Leaving out every picture, retype the lines below from the top through the one that contains "23.2, 17.9, 11.8, 4.0, 1.8, 0.35]".

_ _ _

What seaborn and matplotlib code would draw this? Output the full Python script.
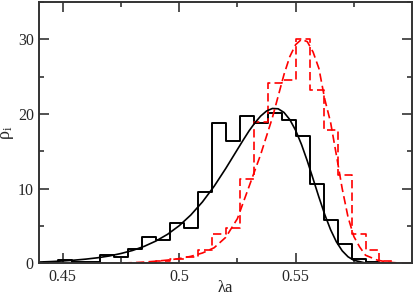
import matplotlib
matplotlib.use("Agg")
import matplotlib.pyplot as plt
from matplotlib.ticker import MultipleLocator, FuncFormatter
import seaborn as sns

# Histograma negro (bordes de bins y alturas)
bordes_negro = [0.442, 0.448, 0.454, 0.460, 0.466, 0.472, 0.478, 0.484, 0.490,
                0.496, 0.502, 0.508, 0.514, 0.520, 0.526, 0.532, 0.538, 0.544,
                0.550, 0.556, 0.562, 0.568, 0.574, 0.580, 0.586]
alturas_negro = [0.15, 0.4, 0.25, 0.2, 1.1, 0.9, 1.9, 3.5, 3.2, 5.4, 4.8, 9.6,
                 18.8, 16.4, 19.7, 18.8, 20.2, 19.2, 17.0, 10.6, 5.8, 2.6, 0.6, 0.2]

# Histograma rojo
bordes_rojo = [0.484, 0.490, 0.496, 0.502, 0.508, 0.514, 0.520, 0.526, 0.532,
               0.538, 0.544, 0.550, 0.556, 0.562, 0.568, 0.574, 0.580, 0.586, 0.592]
alturas_rojo = [0.1, 0.3, 0.6, 0.9, 1.8, 4.0, 4.8, 11.3, 19.0, 24.2, 24.6, 30.0,
                23.2, 17.9, 11.8, 4.0, 1.8, 0.35]

# Curva de ajuste negra
x_curva_negro = [0.440, 0.445, 0.450, 0.455, 0.460, 0.465, 0.470, 0.475, 0.480,
                 0.485, 0.490, 0.495, 0.500, 0.505, 0.510, 0.515, 0.520, 0.525,
                 0.5275, 0.530, 0.5325, 0.535, 0.5375, 0.540, 0.5425, 0.545,
                 0.5475, 0.550, 0.5525, 0.555, 0.5575, 0.560, 0.5625, 0.565,
                 0.5675, 0.570, 0.5725, 0.575, 0.580, 0.585, 0.590]
y_curva_negro = [0.19, 0.25, 0.33, 0.44, 0.58, 0.76, 1.0, 1.33, 1.74, 2.29, 3.0,
                 3.9, 5.05, 6.49, 8.24, 10.33, 12.72, 15.26, 16.53, 17.75, 18.83,
                 19.74, 20.41, 20.75, 20.71, 20.22, 19.26, 17.82, 15.94, 13.73,
                 11.32, 8.87, 6.55, 4.52, 2.89, 1.69, 0.89, 0.42, 0.06, 0.004, 0.0]

# Curva de ajuste roja
x_curva_rojo = [0.460, 0.470, 0.480, 0.485, 0.490, 0.495, 0.500, 0.505, 0.510,
                0.515, 0.520, 0.525, 0.530, 0.535, 0.540, 0.545, 0.5475, 0.550,
                0.5525, 0.555, 0.5575, 0.560, 0.5625, 0.565, 0.5675, 0.570,
                0.5725, 0.575, 0.5775, 0.580, 0.585, 0.590, 0.595, 0.600]
y_curva_rojo = [0.0, 0.02, 0.1, 0.18, 0.3, 0.45, 0.65, 0.95, 1.4, 2.1, 3.5, 6.0,
                10.3, 14.6, 19.5, 25.3, 27.7, 29.3, 30.0, 29.7, 28.3, 26.1, 22.0,
                18.9, 14.5, 10.0, 6.2, 3.6, 2.2, 1.1, 0.45, 0.15, 0.05, 0.01]

# Ticks
ticks_x = [0.45, 0.5, 0.55]
ticks_x_menores = [0.475, 0.525, 0.575]

sns.set_style("ticks")
plt.rcParams['font.family'] = ['Liberation Serif', 'DejaVu Serif']
plt.rcParams['mathtext.fontset'] = 'custom'
plt.rcParams['mathtext.rm'] = 'Liberation Serif'
plt.rcParams['mathtext.it'] = 'Liberation Serif:italic'

fig, ax = plt.subplots(figsize=(4.15, 2.96), dpi=100)
fig.subplots_adjust(left=0.095, right=0.993, bottom=0.11, top=0.993)

centros_negro = [(a + b) / 2 for a, b in zip(bordes_negro[:-1], bordes_negro[1:])]
centros_rojo = [(a + b) / 2 for a, b in zip(bordes_rojo[:-1], bordes_rojo[1:])]

sns.histplot(x=centros_negro, weights=alturas_negro, bins=bordes_negro,
             element="step", fill=False, color="black", linewidth=1.4, ax=ax)
sns.histplot(x=centros_rojo, weights=alturas_rojo, bins=bordes_rojo,
             element="step", fill=False, color="#ff0000", linewidth=1.2,
             linestyle=(0, (5, 2.5)), ax=ax)

sns.lineplot(x=x_curva_negro, y=y_curva_negro, color="black", linewidth=1.2,
             sort=False, estimator=None, ax=ax)
sns.lineplot(x=x_curva_rojo, y=y_curva_rojo, color="#ff0000", linewidth=1.2,
             sort=False, estimator=None, ax=ax, linestyle=(0, (5, 2.5)))

ax.set_xlim(0.44, 0.6)
ax.set_ylim(0, 35)
ax.set_xticks(ticks_x)
ax.set_xticks(ticks_x_menores, minor=True)
ax.yaxis.set_major_locator(MultipleLocator(10))
ax.yaxis.set_minor_locator(MultipleLocator(5))
ax.xaxis.set_major_formatter(FuncFormatter(lambda v, _: f"{v:g}"))

ax.tick_params(which='both', direction='in', top=True, right=True,
               labelsize=11.5, width=1.2, color="#333333")
ax.tick_params(which='major', length=7, pad=4)
ax.tick_params(which='minor', length=3.5)
for s in ax.spines.values():
    s.set_linewidth(1.4)
    s.set_color("#333333")

ax.set_xlabel("λa", fontsize=12)
ax.xaxis.set_label_coords(0.5, -0.064)
ax.set_ylabel(r"$\mathrm{\rho}_{\mathrm{i}}$", fontsize=13, labelpad=1)
ax.grid(False)

plt.savefig("out.png", dpi=100)
plt.close()
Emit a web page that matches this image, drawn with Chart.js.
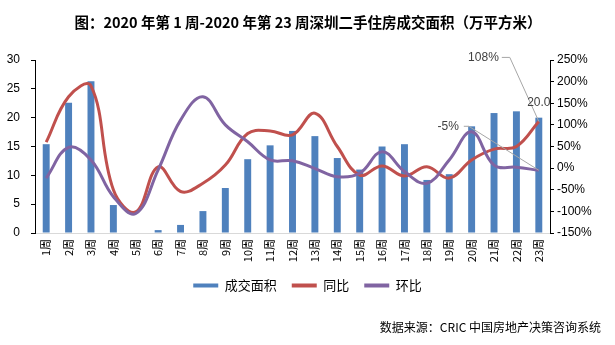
<!DOCTYPE html>
<html><head><meta charset="utf-8">
<script src="https://cdn.jsdelivr.net/npm/chart.js@4.4.0/dist/chart.umd.min.js"></script>
<style>html,body{margin:0;padding:0;background:#fff;} #wrap{width:615px;height:345px;position:relative;}</style>
</head><body><div id="wrap"><canvas id="c" width="615" height="345"></canvas></div>
<script>
const categories = ['1周','2周','3周','4周','5周','6周','7周','8周','9周','10周','11周','12周','13周','14周','15周','16周','17周','18周','19周','20周','21周','22周','23周'];
const areaValues = [15.4,22.6,26.3,4.85,0,0.5,1.4,3.8,7.8,12.8,15.2,17.7,16.8,13.0,11.0,15.0,15.4,9.2,10.2,18.5,20.8,21.1,20.0];
const yoyValues = [60,165,190,-50,-101,3,-54,-35,7,80,86,77,127,50,-16,5,-18,3,-23,19,44,50,108];
const momValues = [-23,48,19,-66,-105,-4,111,165,100,61,19,17,-1,-20,-12,38,-8,-35,19,84,7,2,-5];
const leftTicks = [0,5,10,15,20,25,30];
const rightTicks = [-150,-100,-50,0,50,100,150,200,250];
const titleText = '图：2020 年第 1 周-2020 年第 23 周深圳二手住房成交面积（万平方米）';
const sourceText = '数据来源：CRIC 中国房地产决策咨询系统';
const seriesNames = ['成交面积','同比','环比'];

const BLUE = '#4F81BD', RED = '#C0504D', PURPLE = '#8064A2';
const CJK = '"Noto Sans CJK SC", "Liberation Sans", sans-serif';
const NUM = '"Liberation Sans", sans-serif';

const extras = {
  id: 'extras',
  afterDraw(chart) {
    const ctx = chart.ctx;
    ctx.save();
    // title
    ctx.fillStyle = '#000';
    ctx.font = 'bold 14.5px ' + CJK;
    ctx.textAlign = 'center';
    ctx.textBaseline = 'middle';
    ctx.fillText(titleText, 308, 22);
    // source
    ctx.font = '12px ' + CJK;
    ctx.textAlign = 'right';
    ctx.fillText(sourceText, 601, 327);
    // data labels with leader lines
    const bar = chart.getDatasetMeta(0).data[22];
    const pr = chart.getDatasetMeta(1).data[22];
    const pp = chart.getDatasetMeta(2).data[22];
    ctx.strokeStyle = '#A6A6A6';
    ctx.lineWidth = 1;
    ctx.font = '12px ' + NUM;
    ctx.fillStyle = '#404040';
    // 108%
    let tx = pr.x - 40, ty = pr.y - 64;
    ctx.beginPath(); ctx.moveTo(tx + 3, ty); ctx.lineTo(tx + 11, ty); ctx.lineTo(pr.x, pr.y); ctx.stroke();
    ctx.textAlign = 'right';
    ctx.fillText(yoyValues[22] + '%', tx, ty);
    // -5%
    tx = pp.x - 80; ty = pp.y - 44;
    ctx.beginPath(); ctx.moveTo(tx + 5, ty); ctx.lineTo(tx + 10, ty); ctx.lineTo(pp.x, pp.y); ctx.stroke();
    ctx.fillText(momValues[22] + '%', tx, ty);
    // 20.0
    ctx.textAlign = 'center';
    ctx.fillText(areaValues[22].toFixed(1), bar.x, bar.y - 15);
    ctx.restore();
  }
};

new Chart(document.getElementById('c'), {
  data: {
    labels: categories,
    datasets: [
      { type: 'bar', label: seriesNames[0], data: areaValues, backgroundColor: BLUE, yAxisID: 'y', order: 3,
        barPercentage: 0.31, categoryPercentage: 1 },
      { type: 'line', label: seriesNames[1], data: yoyValues, borderColor: RED, backgroundColor: RED, borderWidth: 3,
        pointRadius: 0, tension: 0.4, yAxisID: 'y1', order: 2 },
      { type: 'line', label: seriesNames[2], data: momValues, borderColor: PURPLE, backgroundColor: PURPLE, borderWidth: 3,
        pointRadius: 0, tension: 0.4, yAxisID: 'y1', order: 1 }
    ]
  },
  options: {
    responsive: false,
    animation: false,
    layout: { padding: { top: 60, left: 0, right: 0, bottom: 43 } },
    plugins: {
      tooltip: { enabled: false },
      legend: {
        position: 'bottom',
        labels: {
          boxWidth: 25, boxHeight: 4, padding: 15, color: '#000',
          font: { family: CJK, size: 13 },
          generateLabels(chart) {
            return chart.data.datasets.map((d, i) => ({
              text: d.label, fillStyle: d.type === 'bar' ? BLUE : d.borderColor,
              strokeStyle: d.type === 'bar' ? BLUE : d.borderColor, lineWidth: 0, datasetIndex: i, hidden: false
            }));
          }
        }
      }
    },
    scales: {
      x: {
        offset: true,
        grid: { display: false, drawTicks: false },
        border: { display: true, color: '#D9D9D9' },
        ticks: { minRotation: 90, maxRotation: 90, autoSkip: false, padding: 6, color: '#000', font: { family: CJK, size: 11 } },
        afterFit(s) { s.height = 31; }
      },
      y: {
        position: 'left', min: 0, max: 30,
        afterBuildTicks(s) { s.ticks = leftTicks.map(v => ({ value: v })); },
        grid: { drawOnChartArea: false, drawTicks: true, tickLength: 4, color: '#000' },
        border: { display: true, color: '#000' },
        ticks: { padding: 11, color: '#000', font: { family: NUM, size: 12 } },
        afterFit(s) { s.width = 35; }
      },
      y1: {
        position: 'right', min: -150, max: 250,
        afterBuildTicks(s) { s.ticks = rightTicks.map(v => ({ value: v })); },
        grid: { drawOnChartArea: false, drawTicks: true, tickLength: 4, color: '#000' },
        border: { display: true, color: '#000' },
        ticks: { padding: 3, color: '#000', font: { family: NUM, size: 12 }, callback: v => v + '%' },
        afterFit(s) { s.width = 65; }
      }
    }
  },
  plugins: [extras]
});
</script></body></html>
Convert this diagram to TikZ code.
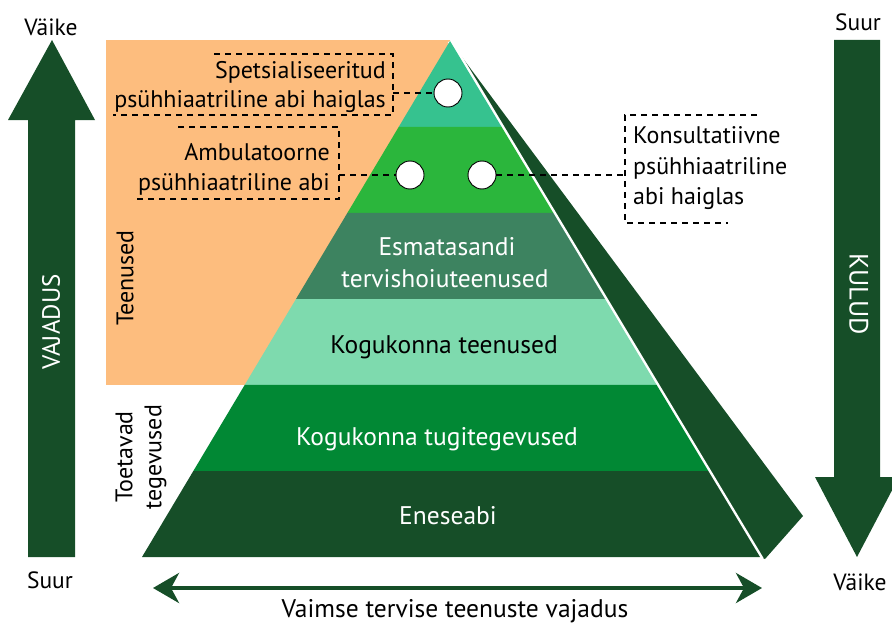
\documentclass[tikz,border=0pt]{standalone}
\usepackage{fontspec}
\setmainfont{PT Sans}
\usetikzlibrary{calc,arrows.meta}

\definecolor{orangebg}{HTML}{FDBD7E}
\definecolor{darkgreen}{HTML}{164E28}
\definecolor{layA}{HTML}{36C28F}
\definecolor{layB}{HTML}{2BB63C}
\definecolor{layC}{HTML}{3D8360}
\definecolor{layD}{HTML}{7EDAAE}
\definecolor{layE}{HTML}{018834}
\definecolor{layF}{HTML}{164E28}

\tikzset{
  lbl/.style={font=\fontsize{24}{29}\selectfont, inner sep=0pt},
  laylbl/.style={font=\fontsize{25.5}{30}\selectfont, inner sep=0pt, anchor=base},
  side/.style={font=\fontsize{23.5}{28}\selectfont, inner sep=0pt},
  dashbox/.style={dash pattern=on 6pt off 5pt, line width=1.4pt},
  spot/.style={circle, draw=black, line width=0.9pt, fill=white,
    minimum size=28pt, inner sep=0pt},
  bigarrow/.style={{Stealth[length=26pt,width=30pt,inset=8pt]}-{Stealth[length=26pt,width=30pt,inset=8pt]},
    darkgreen, line width=4pt},
}

\begin{document}
\begin{tikzpicture}[x=1pt,y=-1pt]
  \useasboundingbox (0,0) rectangle (892,626);

  % 1. Define points
  \coordinate (A) at (450,41);
  \coordinate (BL) at (142,557);
  \coordinate (BR) at (760,557);

  % 2. Background box and side face
  \fill[orangebg] (106,40) rectangle (450,385);
  \fill[darkgreen] (A) -- (803,516) -- (765,559) -- (BR) -- cycle;
  \draw[white, line width=5pt] (A) -- ($(A)!1.005!(BR)$);

  % 3. Layers of the pyramid
  \foreach \col [count=\i from 0] in {layA,layB,layC,layD,layE,layF} {
    \pgfmathsetmacro\ta{\i/6}
    \pgfmathsetmacro\tb{(\i+1)/6}
    \fill[\col] ($(A)!\ta!(BL)$) -- ($(A)!\tb!(BL)$) -- ($(A)!\tb!(BR)$) -- ($(A)!\ta!(BR)$) -- cycle;
  }

  \node[laylbl, white] (esm1) at (447,255) {Esmatasandi};
  \node[laylbl, white] (esm2) at (445,287) {tervishoiuteenused};
  \node[laylbl] (kog) at (444,353) {Kogukonna teenused};
  \node[laylbl, white] (tug) at (437,445) {Kogukonna tugitegevused};
  \node[laylbl, white] (ene) at (448,524) {Eneseabi};

  % 4. Circles
  \node[spot] (c1) at (448,93) {};
  \node[spot] (c2) at (410,175) {};
  \node[spot] (c3) at (482,175) {};

  % 5. Dashed boxes and their texts
  \node[lbl, anchor=base east] (spe1) at (386,79) {Spetsialiseeritud};
  \node[lbl, anchor=base east] (spe2) at (386,107) {psühhiaatriline abi haiglas};
  \draw[dashbox] (214,54) -- (393,54) -- (393,115) -- (113,115);

  \node[lbl, anchor=base east] (amb1) at (330,160) {Ambulatoorne};
  \node[lbl, anchor=base east] (amb2) at (330,190) {psühhiaatriline abi};
  \draw[dashbox] (178,127) -- (339,127) -- (339,199) -- (134,199);

  \node[lbl, anchor=base west] (kon1) at (633,143) {Konsultatiivne};
  \node[lbl, anchor=base west] (kon2) at (633,174) {psühhiaatriline};
  \node[lbl, anchor=base west] (kon3) at (633,204) {abi haiglas};
  \draw[dashbox] (757,115) -- (625,115) -- (625,223) -- (728,223);

  \coordinate (f1) at (393,93);
  \coordinate (f2) at (339,175);
  \coordinate (f3) at (625,175);
  \draw[dashbox] (f1) -- (c1);
  \draw[dashbox] (f2) -- (c2);
  \draw[dashbox] (c3) -- (f3);

  % 6. Side arrows
  \fill[darkgreen] (28,557) -- (28,120) -- (8,120) -- (52,40) -- (95,120) -- (75,120) -- (75,557) -- cycle;
  \fill[darkgreen] (834,40) -- (834,477) -- (815,477) -- (857,557) -- (899,477) -- (880,477) -- (880,40) -- cycle;
  \node[white, rotate=90, font=\fontsize{25}{30}\selectfont, inner sep=0pt] (vaj) at (51,322) {VAJADUS};
  \node[white, rotate=-90, font=\fontsize{26.5}{30}\selectfont, inner sep=0pt] (kul) at (859,294) {KULUD};
  \node[side] (vai1) at (51,27) {Väike};
  \node[side] (suu1) at (50,580) {Suur};
  \node[side] (suu2) at (858,22) {Suur};
  \node[side] (vai2) at (860,582) {Väike};

  % 7. Group labels
  \node[lbl, rotate=90] (tee) at (125,278) {Teenused};
  \node[lbl, rotate=90, align=center] (toe) at (141,457) {Toetavad\\tegevused};

  % 8. Bottom arrow
  \coordinate (bl) at (153,588);
  \coordinate (br) at (762,588);
  \draw[bigarrow] (bl) -- (br);
  \node[font=\fontsize{25.5}{30}\selectfont, inner sep=0pt] (vtv) at (455,611) {Vaimse tervise teenuste vajadus};
\end{tikzpicture}
\end{document}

_ _ _

_Result_.
What seaborn and matplotlib code would draw this? Output the full Python script.
import matplotlib
matplotlib.use("Agg")
import matplotlib.pyplot as plt
from matplotlib.ticker import MultipleLocator, FuncFormatter
import seaborn as sns

# Histograma negro (bordes de bins y alturas)
bordes_negro = [0.442, 0.448, 0.454, 0.460, 0.466, 0.472, 0.478, 0.484, 0.490,
                0.496, 0.502, 0.508, 0.514, 0.520, 0.526, 0.532, 0.538, 0.544,
                0.550, 0.556, 0.562, 0.568, 0.574, 0.580, 0.586]
alturas_negro = [0.15, 0.4, 0.25, 0.2, 1.1, 0.9, 1.9, 3.5, 3.2, 5.4, 4.8, 9.6,
                 18.8, 16.4, 19.7, 18.8, 20.2, 19.2, 17.0, 10.6, 5.8, 2.6, 0.6, 0.2]

# Histograma rojo
bordes_rojo = [0.484, 0.490, 0.496, 0.502, 0.508, 0.514, 0.520, 0.526, 0.532,
               0.538, 0.544, 0.550, 0.556, 0.562, 0.568, 0.574, 0.580, 0.586, 0.592]
alturas_rojo = [0.1, 0.3, 0.6, 0.9, 1.8, 4.0, 4.8, 11.3, 19.0, 24.2, 24.6, 30.0,
                23.2, 17.9, 11.8, 4.0, 1.8, 0.35]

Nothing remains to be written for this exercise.